There are dire consequences to this approach, Perl warns:
An illiberal view of art is gaining ground, even among the liberal audience. This is one of the essential if largely hidden factors that is undermining faith in our museums, our libraries, our publishing houses, our concert halls, symphony orchestras, and theater and dance troupes.
So if I understand Perl’s argument, because liberals aren’t waxing rhapsodically enough about the mystery and the magic of the arts or placing the arts on a special pedestal, people are losing faith in them. To a degree, Perl’s argument reads like a throwback to the 1950s and 1960s. With regard to literature, I can say that this was a time when scholars wanted poetry and fiction to provide a transcendence that was denied by rationalized society. Heirs of Matthew Arnold, they defined literature against all that was practical or down-to-earth, downplaying or even outrightly denying the significance of history and biography. At the height of this movement, an anthology of poetry was published without authorial names or dates. Literature was seen as timeless as a sacred text.
There was a reaction against such an extreme. With the rise of feminism and the other liberation movements and then of New Historicism, literature came to be seen as working hand in glove with history in various ways. And sure, some of these scholars went overboard and didn’t draw meaningful distinctions between literature and other pieces of writing. There will always be scholars going to extremes to test out their theories.
In his New Yorker refutation of Perl, Rose argues for a both/and rather than either/or approach to the arts. Here he is addressing Perl’s complaints that critics have spent too much time looking for anti-semitism and/or fascism in the works of T. S. Eliot, Ezra Pound, and Gertrude Stein:
Contemplating such works, we can think in two modes at once, the aesthetic and the historical-political—generally a wise way to navigate the labyrinth of art. To debate whether politics is always present or always absent is to play a parlor game irrelevant to the complex, ever-shifting reality in which both artists and their audiences reside.
In other words, don’t wall off the arts from history but don’t reduce them to history either. To me it’s like love, which has both a transcendent and an earthly component. To reduce love to sex certainly strips it of its magic, but don’t think you can exclude sex altogether. In a wondrous paradox, literature simultaneously transcends the ages and is very much of its time.

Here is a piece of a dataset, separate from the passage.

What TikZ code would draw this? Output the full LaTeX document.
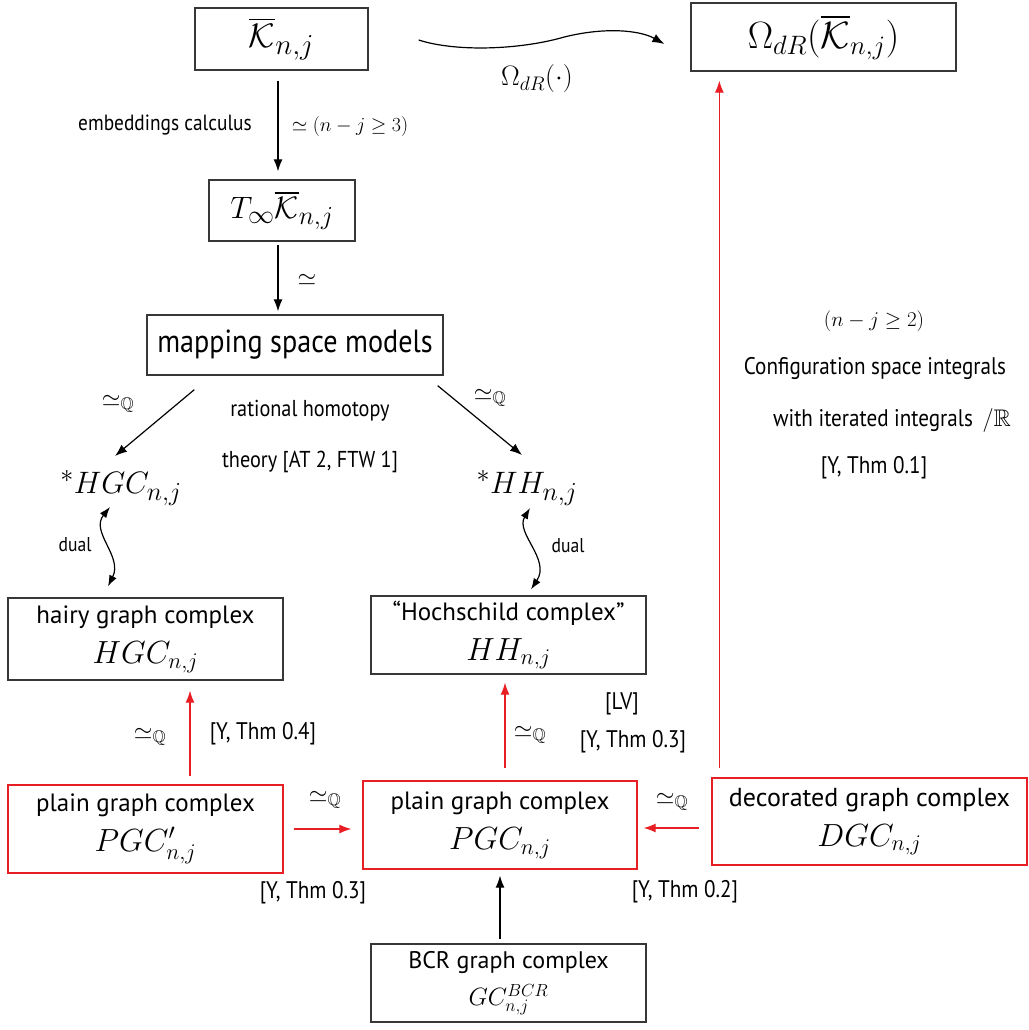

Even Perl can’t entirely go back to the 1950’s and he acknowledges that history does play a role in how we see the arts. My sense is that his beef with liberals is more a beef with the project of the Enlightenment itself. Maybe he’s ultimately voicing a version of Wordsworth’s complaint that “we murder to dissect.” Maybe he wants less rational explaining and more starry-eyed wonderment.
Perl appears to be setting up a straw man and not many liberals fit his description. I suppose there may be a few arrogant twits who think that their theories explain away Shakespeare, but in my experience most of us are awestruck by the man.

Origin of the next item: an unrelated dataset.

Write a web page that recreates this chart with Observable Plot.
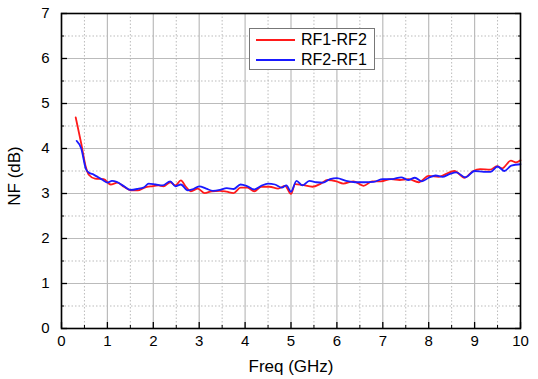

And I can assure Perl, as one who does a lot of explaining and who teaches his students to formulate cogent interpretations, that there’s still a lot of room for starry-eyed wonderment in my classes. Even as I strive to rationally understand, say, our culture’s fascination with fantasy, I thrill to the fantasy visions of Shakespeare and Keats and Christina Rossetti and Tolkien and Haruki Murakami. Liberals couldn’t take the thrill out of the fantastic even if they wanted to (and why would they want to?). Readers know what they need.
One doesn’t save literature or the arts by building a sanctuary for them and approaching them with deferential silence. Shakespeare suffers more at the hands of the bardolaters than from those who historicize him. It is in the intersection of the artist and the world–and then of the work and the reader–where the magic happens. Or as Ross summarizes it in his piece,
Art does not stand apart from reality; if it did, it would have no life in it, no light, no darkness, no power.